К слову, работать я стараюсь минимум три раза в день.
Утром-днем я пишу черновики, либо дописываю что-то из уже начатого. Ближе к вечеру обычно – занимаюсь структурированием накопившегося материала, новых и старых идей, роюсь в написках. Саму же ночь непосредственно – я посвящаю полностью письму; в-ней же и рождаются самые лучшие мои работы, самые эмоциональные и глубокие стихи (насколько так можно судить из реакций других людей). И всё это, как правило, существует (а точнее сказать: осуществляется) в рамках одной комнаты, пары клаустрофобных квадратов, в четырех бледно-зеленых стенах с обшарпанными обоями, одним большим окном с пластиковыми стеклами, белым подоконником, маленьким столом, заваленным по обыкновению книгами, купленными на распродажах в интернет-магазинах или на городских гаражках, принесенных из трёх домашних библиотек (сам стол, кстати, был приобретен ещё в школьные времена, когда он казался таким высоким... таким взрослым...), черным китайским креслом с неудобной сидушкой и одним дешевым ноутбуком ACER, моей личной пишмашинкой, на котором я набираю и данный текст, и буду наклацивать последующие.
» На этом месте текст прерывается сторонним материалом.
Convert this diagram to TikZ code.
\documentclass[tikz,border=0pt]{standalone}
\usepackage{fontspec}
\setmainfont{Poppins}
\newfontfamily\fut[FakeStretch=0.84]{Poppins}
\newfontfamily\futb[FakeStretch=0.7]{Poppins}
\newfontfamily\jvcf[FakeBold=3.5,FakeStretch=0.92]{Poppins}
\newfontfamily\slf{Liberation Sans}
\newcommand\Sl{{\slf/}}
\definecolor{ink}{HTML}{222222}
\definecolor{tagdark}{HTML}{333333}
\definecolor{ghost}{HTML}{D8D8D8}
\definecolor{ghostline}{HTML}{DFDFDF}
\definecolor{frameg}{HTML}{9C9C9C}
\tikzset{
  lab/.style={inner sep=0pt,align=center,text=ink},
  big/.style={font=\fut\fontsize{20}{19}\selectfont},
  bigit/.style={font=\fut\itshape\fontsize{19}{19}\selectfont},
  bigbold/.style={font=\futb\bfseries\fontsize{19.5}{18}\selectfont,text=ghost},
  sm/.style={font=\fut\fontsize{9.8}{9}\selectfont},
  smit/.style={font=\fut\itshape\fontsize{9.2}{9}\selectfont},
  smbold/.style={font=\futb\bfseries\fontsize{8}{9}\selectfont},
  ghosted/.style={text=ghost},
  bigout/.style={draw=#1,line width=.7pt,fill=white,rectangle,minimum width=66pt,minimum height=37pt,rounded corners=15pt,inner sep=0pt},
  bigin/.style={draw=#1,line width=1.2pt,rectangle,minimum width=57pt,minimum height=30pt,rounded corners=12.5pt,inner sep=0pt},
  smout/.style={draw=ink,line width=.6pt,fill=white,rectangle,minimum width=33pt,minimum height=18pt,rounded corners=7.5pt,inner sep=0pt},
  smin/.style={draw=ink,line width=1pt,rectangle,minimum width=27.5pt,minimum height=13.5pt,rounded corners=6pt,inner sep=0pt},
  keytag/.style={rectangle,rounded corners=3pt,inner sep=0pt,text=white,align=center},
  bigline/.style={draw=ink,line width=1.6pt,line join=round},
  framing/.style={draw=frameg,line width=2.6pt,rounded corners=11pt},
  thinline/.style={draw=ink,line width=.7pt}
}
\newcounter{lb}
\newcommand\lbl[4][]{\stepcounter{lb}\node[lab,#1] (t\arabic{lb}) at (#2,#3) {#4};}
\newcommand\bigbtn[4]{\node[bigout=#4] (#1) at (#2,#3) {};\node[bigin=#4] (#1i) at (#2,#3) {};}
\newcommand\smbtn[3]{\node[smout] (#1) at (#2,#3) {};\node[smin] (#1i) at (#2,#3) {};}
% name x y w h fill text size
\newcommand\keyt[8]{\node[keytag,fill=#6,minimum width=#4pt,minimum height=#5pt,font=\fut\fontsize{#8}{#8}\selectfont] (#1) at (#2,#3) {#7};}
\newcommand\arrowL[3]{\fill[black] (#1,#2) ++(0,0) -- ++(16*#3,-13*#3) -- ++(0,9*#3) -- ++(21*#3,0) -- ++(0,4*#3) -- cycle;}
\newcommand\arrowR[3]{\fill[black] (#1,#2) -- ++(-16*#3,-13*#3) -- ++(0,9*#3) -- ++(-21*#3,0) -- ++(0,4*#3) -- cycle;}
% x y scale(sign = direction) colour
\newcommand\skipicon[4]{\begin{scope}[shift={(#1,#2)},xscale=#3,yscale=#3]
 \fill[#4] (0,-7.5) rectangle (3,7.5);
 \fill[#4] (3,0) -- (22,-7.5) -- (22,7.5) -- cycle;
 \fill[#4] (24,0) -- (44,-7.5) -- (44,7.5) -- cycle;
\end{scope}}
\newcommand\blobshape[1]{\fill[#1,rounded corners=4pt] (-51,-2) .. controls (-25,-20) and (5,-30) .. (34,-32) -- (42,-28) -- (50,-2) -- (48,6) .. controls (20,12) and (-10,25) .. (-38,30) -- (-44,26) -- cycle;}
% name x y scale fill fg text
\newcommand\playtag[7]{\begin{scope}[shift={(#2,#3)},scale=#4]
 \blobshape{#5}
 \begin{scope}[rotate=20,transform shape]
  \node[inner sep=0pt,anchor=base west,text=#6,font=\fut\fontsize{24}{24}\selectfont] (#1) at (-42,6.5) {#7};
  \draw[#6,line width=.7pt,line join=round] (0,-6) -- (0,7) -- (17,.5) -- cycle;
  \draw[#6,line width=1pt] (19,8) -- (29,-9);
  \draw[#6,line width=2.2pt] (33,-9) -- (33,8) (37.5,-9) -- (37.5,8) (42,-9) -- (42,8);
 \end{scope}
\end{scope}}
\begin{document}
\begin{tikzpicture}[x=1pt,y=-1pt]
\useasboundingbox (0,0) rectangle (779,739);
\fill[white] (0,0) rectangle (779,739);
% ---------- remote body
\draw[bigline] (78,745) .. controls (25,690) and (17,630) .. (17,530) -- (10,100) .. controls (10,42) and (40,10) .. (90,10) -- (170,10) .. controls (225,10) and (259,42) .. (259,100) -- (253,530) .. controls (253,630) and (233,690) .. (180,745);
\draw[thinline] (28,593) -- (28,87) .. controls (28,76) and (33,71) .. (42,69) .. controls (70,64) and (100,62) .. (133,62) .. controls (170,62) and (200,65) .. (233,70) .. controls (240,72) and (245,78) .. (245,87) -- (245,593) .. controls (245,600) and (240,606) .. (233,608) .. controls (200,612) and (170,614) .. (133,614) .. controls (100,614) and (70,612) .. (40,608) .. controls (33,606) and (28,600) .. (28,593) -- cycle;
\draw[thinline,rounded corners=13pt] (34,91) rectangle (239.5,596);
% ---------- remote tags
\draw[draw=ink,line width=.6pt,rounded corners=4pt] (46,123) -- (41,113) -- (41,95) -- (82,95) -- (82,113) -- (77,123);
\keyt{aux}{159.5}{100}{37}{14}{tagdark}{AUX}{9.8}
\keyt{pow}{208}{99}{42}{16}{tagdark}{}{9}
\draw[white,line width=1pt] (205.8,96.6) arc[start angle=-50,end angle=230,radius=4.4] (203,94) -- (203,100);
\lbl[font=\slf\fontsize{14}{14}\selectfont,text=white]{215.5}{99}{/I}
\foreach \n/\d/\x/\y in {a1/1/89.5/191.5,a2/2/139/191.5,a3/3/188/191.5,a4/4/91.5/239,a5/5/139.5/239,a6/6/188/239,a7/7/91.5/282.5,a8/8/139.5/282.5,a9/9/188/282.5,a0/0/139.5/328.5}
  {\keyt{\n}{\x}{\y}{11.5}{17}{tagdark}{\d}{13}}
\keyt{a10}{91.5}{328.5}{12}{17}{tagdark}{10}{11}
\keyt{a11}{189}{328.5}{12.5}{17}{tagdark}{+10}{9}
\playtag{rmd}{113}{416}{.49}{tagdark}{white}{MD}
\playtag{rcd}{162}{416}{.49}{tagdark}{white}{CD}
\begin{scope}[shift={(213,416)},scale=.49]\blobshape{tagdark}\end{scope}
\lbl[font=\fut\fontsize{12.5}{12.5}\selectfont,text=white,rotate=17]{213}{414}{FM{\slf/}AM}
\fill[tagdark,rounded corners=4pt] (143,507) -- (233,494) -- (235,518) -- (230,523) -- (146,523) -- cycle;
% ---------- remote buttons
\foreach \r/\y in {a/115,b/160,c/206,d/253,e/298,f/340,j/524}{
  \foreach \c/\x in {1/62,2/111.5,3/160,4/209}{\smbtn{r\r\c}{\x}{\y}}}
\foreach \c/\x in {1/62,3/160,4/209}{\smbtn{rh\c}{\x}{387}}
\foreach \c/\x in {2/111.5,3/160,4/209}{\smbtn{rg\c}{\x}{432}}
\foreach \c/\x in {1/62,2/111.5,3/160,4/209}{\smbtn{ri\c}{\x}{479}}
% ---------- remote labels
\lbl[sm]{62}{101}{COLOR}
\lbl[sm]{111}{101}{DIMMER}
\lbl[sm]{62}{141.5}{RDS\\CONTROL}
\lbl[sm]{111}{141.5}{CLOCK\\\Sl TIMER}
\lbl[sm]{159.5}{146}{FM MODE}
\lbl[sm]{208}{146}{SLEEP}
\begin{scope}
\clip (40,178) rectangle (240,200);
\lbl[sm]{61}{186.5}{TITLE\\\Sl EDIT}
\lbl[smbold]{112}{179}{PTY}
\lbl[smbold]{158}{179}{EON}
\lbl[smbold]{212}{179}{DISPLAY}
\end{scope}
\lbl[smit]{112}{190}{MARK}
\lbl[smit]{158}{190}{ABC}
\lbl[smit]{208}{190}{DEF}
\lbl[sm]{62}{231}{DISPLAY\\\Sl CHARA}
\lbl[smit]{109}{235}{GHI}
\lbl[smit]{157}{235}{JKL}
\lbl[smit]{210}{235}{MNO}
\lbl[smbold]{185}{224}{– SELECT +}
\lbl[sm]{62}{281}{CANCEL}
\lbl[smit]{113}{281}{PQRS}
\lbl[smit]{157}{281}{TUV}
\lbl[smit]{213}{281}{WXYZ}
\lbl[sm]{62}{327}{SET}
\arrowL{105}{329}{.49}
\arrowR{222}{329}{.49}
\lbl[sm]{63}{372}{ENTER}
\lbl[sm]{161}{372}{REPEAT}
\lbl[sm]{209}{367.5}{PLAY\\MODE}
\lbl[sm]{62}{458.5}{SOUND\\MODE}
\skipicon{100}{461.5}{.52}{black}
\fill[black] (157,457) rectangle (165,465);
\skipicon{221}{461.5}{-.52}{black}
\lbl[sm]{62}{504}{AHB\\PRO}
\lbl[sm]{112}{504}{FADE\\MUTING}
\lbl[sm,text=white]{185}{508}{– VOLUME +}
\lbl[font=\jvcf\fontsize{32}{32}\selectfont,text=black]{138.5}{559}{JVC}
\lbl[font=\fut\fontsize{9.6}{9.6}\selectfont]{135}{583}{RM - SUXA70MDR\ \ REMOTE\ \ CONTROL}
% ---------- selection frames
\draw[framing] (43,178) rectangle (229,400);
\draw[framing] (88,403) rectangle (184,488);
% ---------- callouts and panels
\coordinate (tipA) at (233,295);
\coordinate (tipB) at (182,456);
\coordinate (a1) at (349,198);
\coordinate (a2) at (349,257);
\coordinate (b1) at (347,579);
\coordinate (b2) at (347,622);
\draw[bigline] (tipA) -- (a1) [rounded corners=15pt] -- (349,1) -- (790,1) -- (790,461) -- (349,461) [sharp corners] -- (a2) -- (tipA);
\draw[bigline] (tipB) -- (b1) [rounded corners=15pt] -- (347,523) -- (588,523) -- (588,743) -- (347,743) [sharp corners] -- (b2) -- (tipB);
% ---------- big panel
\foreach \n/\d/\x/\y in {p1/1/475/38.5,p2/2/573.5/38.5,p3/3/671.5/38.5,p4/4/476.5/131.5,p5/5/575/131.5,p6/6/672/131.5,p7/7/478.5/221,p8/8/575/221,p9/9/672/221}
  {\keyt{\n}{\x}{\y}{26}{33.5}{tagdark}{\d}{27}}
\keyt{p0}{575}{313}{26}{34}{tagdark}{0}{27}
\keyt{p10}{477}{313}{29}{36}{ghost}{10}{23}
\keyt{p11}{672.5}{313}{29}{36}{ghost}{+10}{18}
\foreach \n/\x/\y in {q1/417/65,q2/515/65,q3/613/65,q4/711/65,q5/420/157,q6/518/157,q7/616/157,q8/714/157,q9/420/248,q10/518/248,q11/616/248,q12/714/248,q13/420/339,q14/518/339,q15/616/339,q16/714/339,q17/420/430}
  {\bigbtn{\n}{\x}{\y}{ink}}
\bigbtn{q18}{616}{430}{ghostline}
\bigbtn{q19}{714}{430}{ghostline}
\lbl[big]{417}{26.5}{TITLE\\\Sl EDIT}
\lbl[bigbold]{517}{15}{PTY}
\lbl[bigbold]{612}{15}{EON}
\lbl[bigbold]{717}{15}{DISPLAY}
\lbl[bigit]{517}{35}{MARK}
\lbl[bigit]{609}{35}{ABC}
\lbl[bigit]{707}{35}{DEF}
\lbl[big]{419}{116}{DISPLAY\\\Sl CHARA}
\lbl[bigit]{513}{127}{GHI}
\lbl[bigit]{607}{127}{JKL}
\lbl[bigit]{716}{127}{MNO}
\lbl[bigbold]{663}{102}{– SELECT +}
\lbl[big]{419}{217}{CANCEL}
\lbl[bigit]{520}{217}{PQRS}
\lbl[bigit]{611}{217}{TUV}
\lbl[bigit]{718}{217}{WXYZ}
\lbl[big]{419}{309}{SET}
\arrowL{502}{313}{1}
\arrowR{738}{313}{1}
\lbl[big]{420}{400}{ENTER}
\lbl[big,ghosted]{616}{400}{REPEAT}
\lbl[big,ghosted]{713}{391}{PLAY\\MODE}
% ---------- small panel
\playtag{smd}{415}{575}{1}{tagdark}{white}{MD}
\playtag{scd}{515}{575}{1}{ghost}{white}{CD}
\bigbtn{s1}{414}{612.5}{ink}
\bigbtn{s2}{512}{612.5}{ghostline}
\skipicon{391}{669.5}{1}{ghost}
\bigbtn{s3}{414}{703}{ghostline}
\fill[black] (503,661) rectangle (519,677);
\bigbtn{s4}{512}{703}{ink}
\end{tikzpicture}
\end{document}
Начав писать, я стараюсь уже не останавливаться – идти до талого, до конца абзаца, чтобы не потерять уникальное (для созидаемой конструкции) состояния, не сбиться с той дыхательно-ментальной системы, которая прояснилась у меня в голове и груди для данного материала. Редко я делаю небольшие перерывы – курю на балконе, либо слушаю классическую музыку (последняя, кстати, очень подходит для такого, ибо не слишком сильно сбивает, не выводит из требуемого тебе состояния, позволяя сохранить поэтическую осцилляцию, стихотворный концентрат, lapis philosophorum поэта), но это, боюсь, возможно – только после окончания, осознанного прерывания мелодически-речевой секции, постановки точки, сброса абзаца, захлопывания двери. Так музыка собственная переходит в следующую свою итерацию, наслаиваясь на всё новые и новые ритмические формы и словесные конструкции; речь, таким образом, всё больше принимает вид качественной полисемантической инфраструктуры, уподобляясь уже не набору, межвидовой свалке, а синтаксису, т.е. городу, объемля в-себе уже не только простейшую логистику, но и морально-культурный код, который, по несогласованному канону ОБЭРИУтов и их французских коллег сюрреалистов, действительной вступает в силу именно в преамбуле, в первой строфе, в самой честной и искренней – как водится у поэтов (естественно, с контекстной оглядкой на весь получившийся абзац/материал).
Нарратив же должен быть сформирован с самого старта, ещё до старта работы вообще. Он – есть внутренний двигатель художника, достовернее и эффективнее любой Музы. Ведь Нимфа, как мы знаем от древних, направляет, но она же, – о чем не раз предупреждали Бодлер, Оден, Паланник, – и обманывает, уходит к другому, изменяет, и вообще – ведёт себя своевольно, сегодня она есть, завтра нет, потом снова прибывает в твою постель, и, не успевает кончиться блаженный миг, как она опять разбивает тебе сердце. Это и не мудрено. Муза – служит всем, а значит – и спит со всеми; да, она направляет, но в ту ли сторону, что хочешь ты сам? А что, если Муза прикинется сладкоголосой Сиреной, коварной Мойрой, хищной Гарпией? Что если ты все это время беседовал не с прелестной феей, а с хитрой Медузой, обращающей в камень твой самос, полностью контролируя твое эго, заменяя Тебя в собственных текстах? Именно поэтому поэт, как мне кажется, должен идти вместе с нарративом, вместе с собственной тенью, в одиночку решая, как и что дальше делать, потому что нарратив не направляет, не водит автора за ручку, он – вынуждает, ведь на полях Логоса нарратив – это кентавр, видящий пространство как субкомбинацию, а время как язык, заранее самое себя определяя в них – как праксис.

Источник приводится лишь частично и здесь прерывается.